Advertisement

Hanoi Reportedly Agrees to Send All Amerasian Children to U.S.

Share
From Times Wire Services

Vietnam has agreed in principle to an airlift to the United States of thousands of Amerasians who were fathered by Americans during the Vietnam War and left to lives of poverty and discrimination, two U.S. congressmen said Wednesday.

Reps. Robert J. Mrazek (D-N.Y.) and Thomas J. Ridge (R-Pa.) said the agreement reached in Ho Chi Minh City this week “will result in a massive airlift of all Amerasian children from Vietnam,” perhaps within two years.

The agreement with Vietnam’s Foreign Minister Nguyen Co Thach would allow the estimated 8,000 to 12,000 Amerasians and 22,000 close relatives to fly to the United States after six months of language study and cultural orientation in the Philippines.

Advertisement

The congressmen said a final, detailed agreement will be worked out in talks beginning Feb. 4 in Vietnam.
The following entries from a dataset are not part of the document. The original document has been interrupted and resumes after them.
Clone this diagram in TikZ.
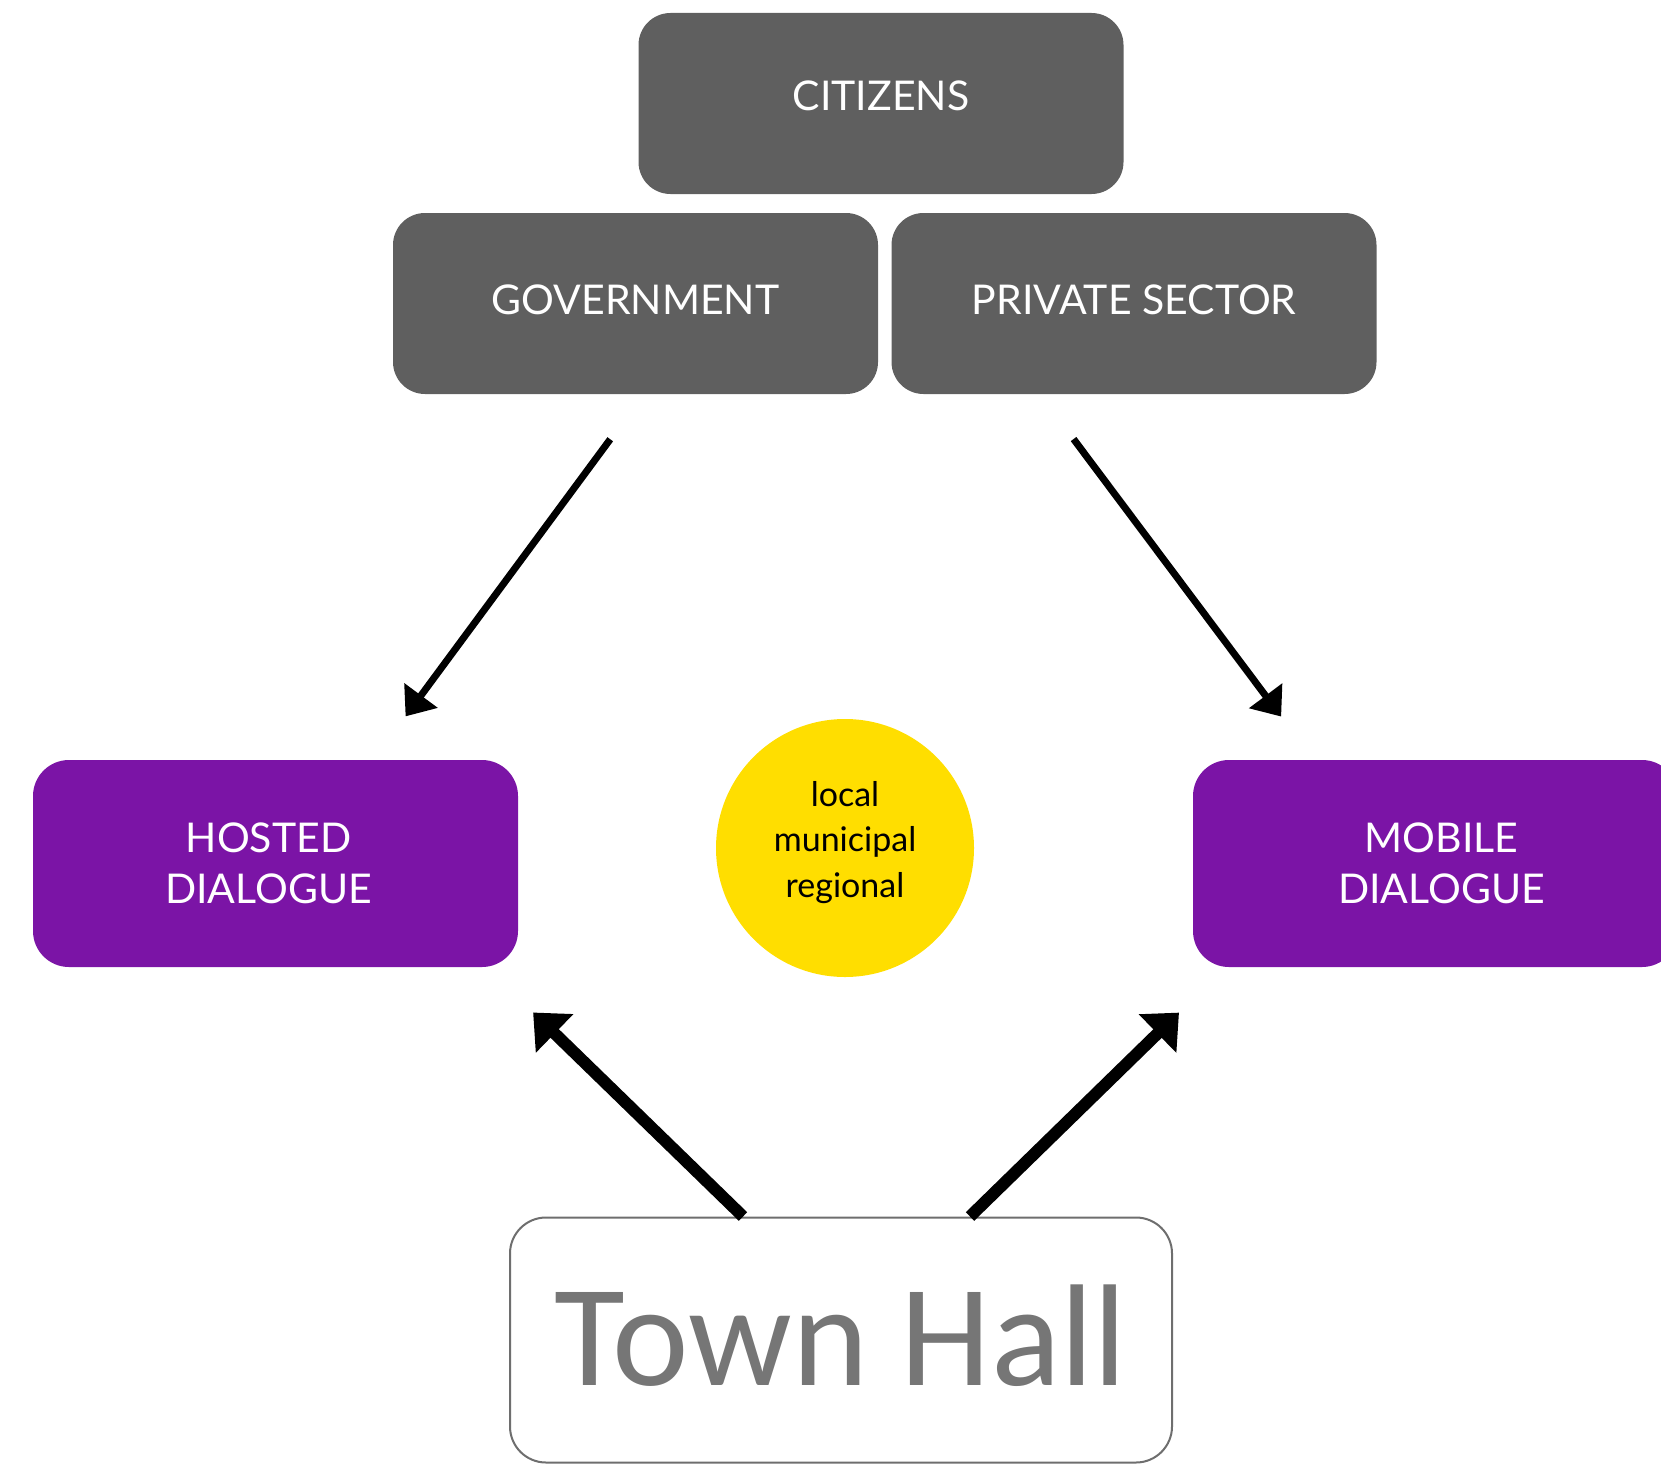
\documentclass[tikz,border=0pt]{standalone}
\usepackage{fontspec}
\setmainfont{Lato}
\newfontfamily\townfont{Carlito}
\usepackage{tikz}
\usetikzlibrary{arrows.meta,shapes}
\definecolor{boxgray}{HTML}{5F5F5F}
\definecolor{dialogue}{HTML}{7B14A6}
\definecolor{scope}{HTML}{FFDE00}
\definecolor{townline}{HTML}{6E6E6E}
\definecolor{towntext}{HTML}{767676}
\tikzset{actor/.style={fill=boxgray,rounded corners=32pt,minimum width=485pt,minimum height=181pt,text=white,font=\fontsize{41}{51}\selectfont}}
\tikzset{mode/.style={fill=dialogue,rounded corners=36pt,minimum width=485pt,minimum height=207pt,text=white,align=center,font=\fontsize{41}{51}\selectfont}}

\begin{document}
\begin{tikzpicture}[x=1pt,y=-1pt,
    thinarrow/.style={line width=7pt,-{Triangle[length=26pt,width=40pt]}},
    thickarrow/.style={line width=12pt,-{Triangle[length=30pt,width=52pt]}}]
        \useasboundingbox (0,0) rectangle (1661,1464);
        \clip (0,0) rectangle (1661,1464);
        \node (citizens) at (881,103.5) [actor,text depth=15pt] {CITIZENS};
        \node (gov) at (635.5,303.5) [actor,text depth=8.5pt] {GOVERNMENT};
        \node (private) at (1134,303.5) [actor,text depth=8.5pt] {PRIVATE SECTOR};
        \node (hosted) at (275.5,863.5) [mode] {HOSTED\hspace*{14pt}\\DIALOGUE\hspace*{14pt}};
        \node (mobile) at (1435.5,863.5) [mode] {\hspace*{12pt}MOBILE\\\hspace*{12pt}DIALOGUE};
        \node (levels) at (845,848) [circle,fill=scope,minimum size=258pt,align=center,text depth=18pt,font=\fontsize{34}{45.5}\selectfont] {local\\municipal\\regional};
        \node (town) at (841,1340) [draw=townline,line width=2pt,fill=white,rounded corners=36pt,minimum width=662pt,minimum height=245pt,text depth=9pt,text=towntext,font=\townfont\fontsize{145}{145}\selectfont] {Town Hall};
        \draw[thinarrow,shorten <=56pt,shorten >=54pt] ([xshift=8pt]gov.south) -- ([xshift=98pt]hosted.north);
        \draw[thinarrow,shorten <=56pt,shorten >=54pt] ([xshift=-94pt]private.south) -- ([xshift=-122pt]mobile.north);
        \draw[thickarrow,shorten >=65pt] ([xshift=-98pt]town.north) -- ([xshift=211pt]hosted.south);
        \draw[thickarrow,shorten >=65pt] ([xshift=129pt]town.north) -- ([xshift=-210pt]mobile.south);
    \end{tikzpicture}
\end{document}
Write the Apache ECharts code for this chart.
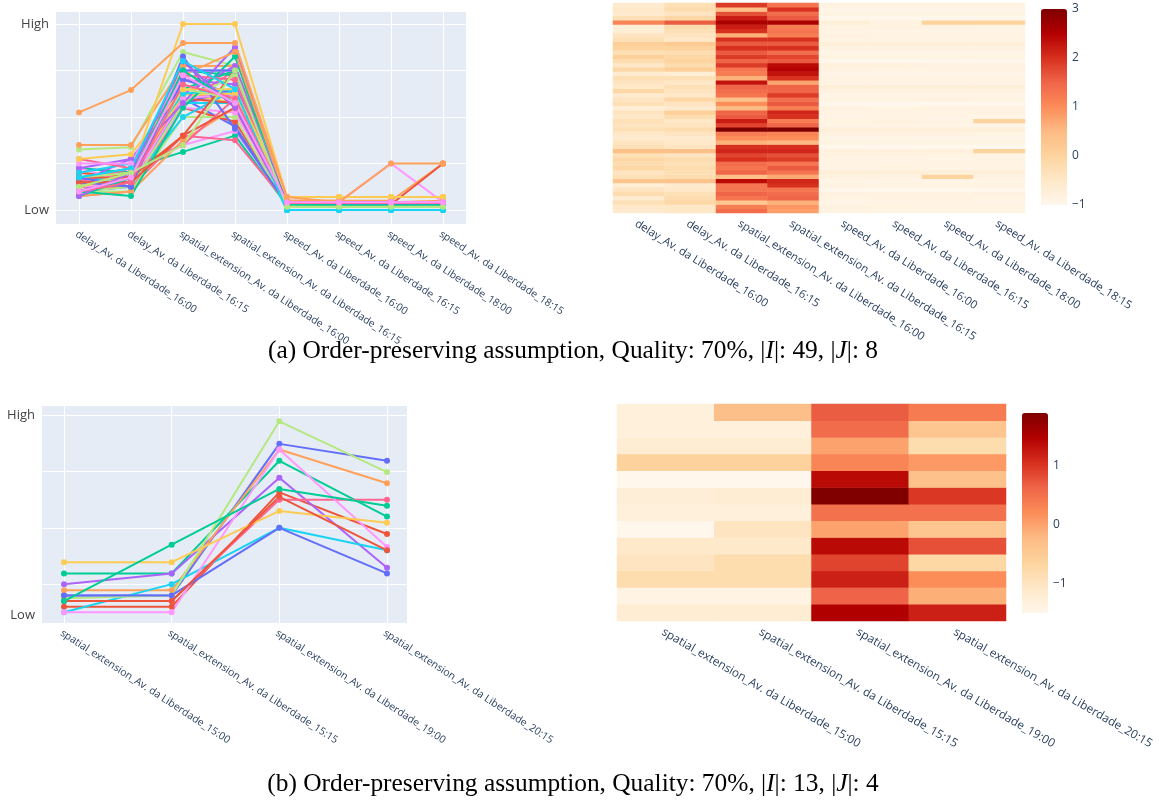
<!DOCTYPE html>
<html>
<head>
<meta charset="utf-8">
<title>Order-preserving biclusters</title>
<script src="https://cdn.jsdelivr.net/npm/echarts@6/dist/echarts.min.js"></script>
<style>
  html, body { margin: 0; padding: 0; background: #ffffff; }
  #chart { width: 1159px; height: 802px; }
</style>
</head>
<body>
<div id="chart"></div>
<script>
// ---- data -------------------------------------------------------------
const topCategories = [
  'delay_Av. da Liberdade_16:00',
  'delay_Av. da Liberdade_16:15',
  'spatial_extension_Av. da Liberdade_16:00',
  'spatial_extension_Av. da Liberdade_16:15',
  'speed_Av. da Liberdade_16:00',
  'speed_Av. da Liberdade_16:15',
  'speed_Av. da Liberdade_18:00',
  'speed_Av. da Liberdade_18:15'
];

// one row per bicluster member (49 rows, 8 columns, standardised values)
const topRows = [
  [-0.6, -0.5, 1.4, 0.8, -0.85, -0.85, -0.85, -0.85],
  [-0.5, -0.5, 1.2, 0.9, -0.83, -0.85, -0.85, -0.85],
  [-0.3, -0.1, 0.25, 0.6, -0.9, -0.9, -0.88, -0.9],
  [-0.6, -0.2, 1.3, 1.5, -0.85, -0.83, -0.83, -0.85],
  [-0.2, -0.3, 1.5, 1.4, -0.8, -0.83, -0.83, -0.8],
  [-0.4, -0.5, 1.3, 1.3, -1.0, -1.0, -1.0, -1.0],
  [-0.7, -0.6, 1.3, 2.0, -0.85, -0.85, -0.85, -0.85],
  [0.3, 0.35, 2.4, 2.1, -0.93, -0.93, -0.93, -0.93],
  [-0.3, -0.2, 0.4, 0.7, -0.83, -0.83, 0.0, -0.83],
  [-0.4, -0.3, 1.5, 1.3, -0.72, -0.72, -0.72, -0.72],
  [-0.1, -0.2, 1.3, 1.6, -0.88, -0.85, -0.88, -0.85],
  [-0.2, -0.3, 1.4, 1.3, -0.85, -0.85, -0.85, -0.85],
  [-0.1, -0.2, 2.0, 1.9, -0.88, -0.9, -0.9, -0.88],
  [-0.3, -0.4, 1.8, 1.7, -0.83, -0.83, -0.85, -0.85],
  [0.4, 0.4, 2.1, 2.1, -0.8, -0.8, -0.8, 0.0],
  [-0.3, -0.4, 2.0, 2.0, -1.0, -1.0, -1.0, -1.0],
  [-0.4, -0.5, 0.6, 0.5, -0.85, -0.88, -0.85, -0.85],
  [-0.6, -0.6, 1.0, 1.0, -0.93, -0.93, -0.93, -0.93],
  [-0.5, -0.4, 1.2, 1.1, -0.83, -0.83, -0.83, -0.85],
  [-0.3, -0.2, 3.0, 3.0, -0.72, -0.72, -0.72, -0.72],
  [-0.4, -0.4, 1.8, 1.5, -0.9, -0.9, -0.9, -0.9],
  [-0.3, -0.5, 2.2, 1.2, -0.85, -0.83, -0.88, 0.0],
  [-0.5, -0.2, 1.6, 2.0, -0.9, -0.88, -0.9, -0.9],
  [-0.4, 0.1, 1.5, 2.1, -0.85, -0.85, -0.85, -0.83],
  [-0.7, -0.6, 0.5, 1.2, -0.83, -0.85, -0.83, -0.83],
  [-0.3, -0.4, 1.0, 1.6, -1.0, -1.0, -1.0, -1.0],
  [-0.4, -0.1, 0.4, 1.4, -0.85, -0.85, -0.83, -0.85],
  [-0.6, -0.5, 1.3, 1.9, -0.93, -0.93, -0.93, -0.93],
  [-0.1, -0.4, 1.4, 1.5, -0.83, -0.83, -0.83, -0.83],
  [-0.5, -0.3, 1.5, 1.5, -0.72, -0.72, -0.72, -0.72],
  [-0.4, -0.5, 2.3, 0.75, -0.88, -0.88, -0.88, -0.88],
  [-0.3, -0.3, 0.6, 2.0, -0.85, -0.85, -0.85, -0.85],
  [-0.6, -0.7, 1.2, 2.3, -0.9, -0.9, -0.9, -0.9],
  [-0.1, 0.1, 1.3, 2.5, -0.83, -0.85, -0.83, -0.83],
  [-0.5, -0.2, 1.9, 2.4, -0.8, -0.8, -0.83, -0.83],
  [-0.2, 0.0, 1.5, 1.6, -1.0, -1.0, -1.0, -1.0],
  [0.1, -0.1, 1.9, 1.8, -0.85, -0.85, -0.85, -0.85],
  [-0.3, -0.2, 1.6, 1.4, -0.93, -0.93, -0.93, -0.93],
  [0.0, 0.0, 2.0, 2.0, -0.83, -0.83, -0.83, -0.83],
  [0.1, 0.2, 1.6, 1.6, -0.72, -0.72, -0.72, -0.72],
  [-0.3, -0.5, 2.0, 2.0, -0.85, -0.85, -0.85, -0.85],
  [-0.4, -0.4, 0.6, 1.2, -0.83, -0.85, -0.85, -0.85],
  [-0.7, -0.3, 2.0, 1.3, -0.88, -0.9, -0.9, -0.9],
  [-0.7, -0.2, 2.2, 1.2, -0.85, -0.83, -0.83, -0.85],
  [1.1, 1.58, 2.59, 2.59, -0.72, -0.83, 0.0, 0.0],
  [-0.3, -0.1, 2.2, 1.6, -1.0, -1.0, -1.0, -1.0],
  [-0.6, -0.4, 1.7, 1.4, -0.85, -0.85, -0.85, -0.85],
  [-0.5, -0.2, 0.4, 2.0, -0.93, -0.93, -0.93, -0.93],
  [-0.6, -0.3, 1.9, 1.3, -0.83, -0.83, -0.83, -0.83]
];

const bottomCategories = [
  'spatial_extension_Av. da Liberdade_15:00',
  'spatial_extension_Av. da Liberdade_15:15',
  'spatial_extension_Av. da Liberdade_19:00',
  'spatial_extension_Av. da Liberdade_20:15'
];

// 13 rows, 4 columns
const bottomRows = [
  [-1.2, -1.2, 1.49, 1.19],
  [-1.4, -1.4, 0.63, -0.11],
  [-0.81, -0.81, 1.19, 0.2],
  [-1.0, -0.81, 0.89, -0.71],
  [-1.11, -1.11, 1.39, 0.79],
  [-1.5, -1.0, 0.0, -0.4],
  [-1.3, -1.3, 0.5, 0.5],
  [-1.25, -1.2, 1.89, 0.99],
  [-1.5, -1.5, 1.39, -0.34],
  [-0.61, -0.61, 0.3, 0.09],
  [-1.2, -1.2, 0.0, -0.81],
  [-1.3, -1.3, 0.55, -0.4],
  [-1.3, -0.3, 0.69, 0.39]
];

// y ranges of the two profile plots, their High/Low tick positions and colour ranges
const topRange = [-1.30, 3.28];
const topTicks = { low: -1, high: 3 };
const topColorRange = [-1, 3];
const bottomRange = [-1.69, 2.18];
const bottomTicks = { low: -1.55, high: 2 };
const bottomColorRange = [-1.5, 1.9];

const captionA = '(a) Order-preserving assumption, Quality: 70%, |{i|I}|: 49, |{i|J}|: 8';
const captionB = '(b) Order-preserving assumption, Quality: 70%, |{i|I}|: 13, |{i|J}|: 4';

// ---- style ------------------------------------------------------------
const palette = ['#636efa', '#EF553B', '#00cc96', '#ab63fa', '#FFA15A',
                 '#19d3f3', '#FF6692', '#B6E880', '#FF97FF', '#FECB52'];
const orRd = ['#fff7ec', '#fee8c8', '#fdd49e', '#fdbb84', '#fc8d59',
              '#ef6548', '#d7301f', '#b30000', '#7f0000'];
const plotBg = '#E5ECF6';
const tickColor = '#2a3f5f';
const uiFont = 'Open Sans';

function catLabel(size, angle) {
  return {
    show: true, interval: 0, rotate: -angle, margin: 5,
    verticalAlign: 'top',
    fontFamily: uiFont, fontSize: size, color: tickColor
  };
}

function highLowLabel(ticks) {
  return {
    show: true, margin: 7,
    customValues: [ticks.low, ticks.high],
    fontFamily: uiFont, fontSize: 13, color: '#444',
    formatter: function (v) {
      if (Math.abs(v - ticks.high) < 1e-6) return 'High';
      if (Math.abs(v - ticks.low) < 1e-6) return 'Low';
      return '';
    }
  };
}

function colorbarLabel() {
  return {
    show: true, margin: 5,
    fontFamily: uiFont, fontSize: 12, color: tickColor,
    formatter: function (v) {
      if (Math.abs(v - Math.round(v)) > 1e-6) return '';
      return v < 0 ? '\u2212' + Math.abs(v) : String(v);
    }
  };
}

function heatData(rows) {
  const out = [];
  rows.forEach(function (row, r) {
    row.forEach(function (v, c) { out.push([c, r, v]); });
  });
  return out;
}

function rowIds(rows) { return rows.map(function (_, i) { return String(i); }); }

function profileSeries(rows, axisIdx) {
  return rows.map(function (row, i) {
    const col = palette[i % palette.length];
    return {
      type: 'line', xAxisIndex: axisIdx, yAxisIndex: axisIdx,
      data: row, symbol: 'circle', symbolSize: 6, showSymbol: true,
      lineStyle: { width: 2, color: col }, itemStyle: { color: col },
      emphasis: { disabled: true }, animation: false, z: 2
    };
  });
}

const hidden = { show: false };
const noAxisDeco = { axisLine: hidden, axisTick: hidden };

// ---- layout -----------------------------------------------------------
const grids = [
  { left: 56, top: 11, width: 410, height: 213, show: true, backgroundColor: plotBg, borderWidth: 0 },
  { left: 79, top: 11, width: 364, height: 213 },
  { left: 613, top: 3, width: 412, height: 210 },
  { left: 1041, top: 9, width: 26, height: 196 },
  { left: 42, top: 405, width: 365, height: 218, show: true, backgroundColor: plotBg, borderWidth: 0 },
  { left: 64, top: 405, width: 323, height: 218 },
  { left: 617, top: 404, width: 389, height: 217 },
  { left: 1022, top: 413, width: 26, height: 200 }
];

const whiteGrid = { show: true, lineStyle: { color: '#ffffff', width: 1 } };

const xAxes = [
  { gridIndex: 0, type: 'value', min: 0, max: 1, show: false },
  Object.assign({ gridIndex: 1, type: 'category', data: topCategories, boundaryGap: false,
    splitLine: whiteGrid, axisLabel: catLabel(10.4, 33) }, noAxisDeco),
  Object.assign({ gridIndex: 2, type: 'category', data: topCategories,
    splitLine: hidden, axisLabel: catLabel(11.3, 32) }, noAxisDeco),
  { gridIndex: 3, type: 'value', min: 0, max: 1, show: false },
  { gridIndex: 4, type: 'value', min: 0, max: 1, show: false },
  Object.assign({ gridIndex: 5, type: 'category', data: bottomCategories, boundaryGap: false,
    splitLine: whiteGrid, axisLabel: catLabel(10.4, 33) }, noAxisDeco),
  Object.assign({ gridIndex: 6, type: 'category', data: bottomCategories,
    splitLine: hidden, axisLabel: catLabel(11.8, 30) }, noAxisDeco),
  { gridIndex: 7, type: 'value', min: 0, max: 1, show: false }
];

const yAxes = [
  Object.assign({ gridIndex: 0, type: 'value', min: topRange[0], max: topRange[1],
    splitLine: whiteGrid, axisLabel: highLowLabel(topTicks) }, noAxisDeco),
  { gridIndex: 1, type: 'value', min: topRange[0], max: topRange[1], show: false },
  { gridIndex: 2, type: 'category', data: rowIds(topRows), show: false },
  Object.assign({ gridIndex: 3, type: 'value', position: 'right',
    min: topColorRange[0], max: topColorRange[1], splitNumber: 4,
    splitLine: hidden, axisLabel: colorbarLabel() }, noAxisDeco),
  Object.assign({ gridIndex: 4, type: 'value', min: bottomRange[0], max: bottomRange[1],
    splitLine: whiteGrid, axisLabel: highLowLabel(bottomTicks) }, noAxisDeco),
  { gridIndex: 5, type: 'value', min: bottomRange[0], max: bottomRange[1], show: false },
  { gridIndex: 6, type: 'category', data: rowIds(bottomRows), show: false },
  Object.assign({ gridIndex: 7, type: 'value', position: 'right',
    min: bottomColorRange[0], max: bottomColorRange[1], splitNumber: 3,
    splitLine: hidden, axisLabel: colorbarLabel() }, noAxisDeco)
];

const topLines = profileSeries(topRows, 1);
const bottomLines = profileSeries(bottomRows, 5);

const heatTop = {
  type: 'heatmap', xAxisIndex: 2, yAxisIndex: 2,
  data: heatData(topRows), emphasis: { disabled: true }, animation: false
};
const heatBottom = {
  type: 'heatmap', xAxisIndex: 6, yAxisIndex: 6,
  data: heatData(bottomRows), emphasis: { disabled: true }, animation: false
};

const series = topLines.concat([heatTop]).concat(bottomLines).concat([heatBottom]);
const heatTopIndex = topLines.length;
const heatBottomIndex = series.length - 1;

const captionSize = 25.4;
const captionStyle = {
  fontFamily: 'Liberation Serif', fontSize: captionSize, fontWeight: 'normal', color: '#000000',
  rich: { i: { fontFamily: 'Liberation Serif', fontSize: captionSize, fontStyle: 'italic', color: '#000000' } }
};

const option = {
  backgroundColor: '#ffffff',
  animation: false,
  title: [
    { text: captionA, left: 573, top: 339, textAlign: 'center', padding: 0, textStyle: captionStyle },
    { text: captionB, left: 573, top: 772, textAlign: 'center', padding: 0, textStyle: captionStyle }
  ],
  grid: grids,
  xAxis: xAxes,
  yAxis: yAxes,
  visualMap: [
    { type: 'continuous', seriesIndex: heatTopIndex, min: topColorRange[0], max: topColorRange[1],
      inRange: { color: orRd }, left: 1041, top: 9, itemWidth: 26, itemHeight: 196,
      padding: 0, calculable: false, hoverLink: false, text: null, showLabel: false },
    { type: 'continuous', seriesIndex: heatBottomIndex, min: bottomColorRange[0], max: bottomColorRange[1],
      inRange: { color: orRd }, left: 1022, top: 413, itemWidth: 26, itemHeight: 200,
      padding: 0, calculable: false, hoverLink: false, text: null, showLabel: false }
  ],
  series: series
};

const chart = echarts.init(document.getElementById('chart'), null, { renderer: 'canvas' });
chart.setOption(option);
</script>
</body>
</html>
The U.S. delegation will be headed by Bruce Beardsley, director of U.S. refugee programs at the embassy in Bangkok.

The United States has resettled about 4,000 Amerasians under the United Nations-sponsored Orderly Departure Program for Vietnamese refugees and migrants.

Vietnam suspended the program in January, 1986, and demanded a quicker, bilateral program for resettling Amerasians. Hanoi recently resumed it after Washington agreed to change some procedures.

The congressmen, back from a four-day trip to Vietnam, said the new arrangement, creating a separate Amerasian program, is based on a bill signed into law Dec. 22.

The law calls for all Amerasians to be resettled in the United States within two years and creates a new category of immigrants, Amerasians, who had been leaving Vietnam as refugees. The congressmen said it makes eligible virtually any child with black or Caucasian features born during America’s military involvement in Vietnam, which ended in late 1973.

Thach, who is also a deputy premier, pledged full commitment to the law.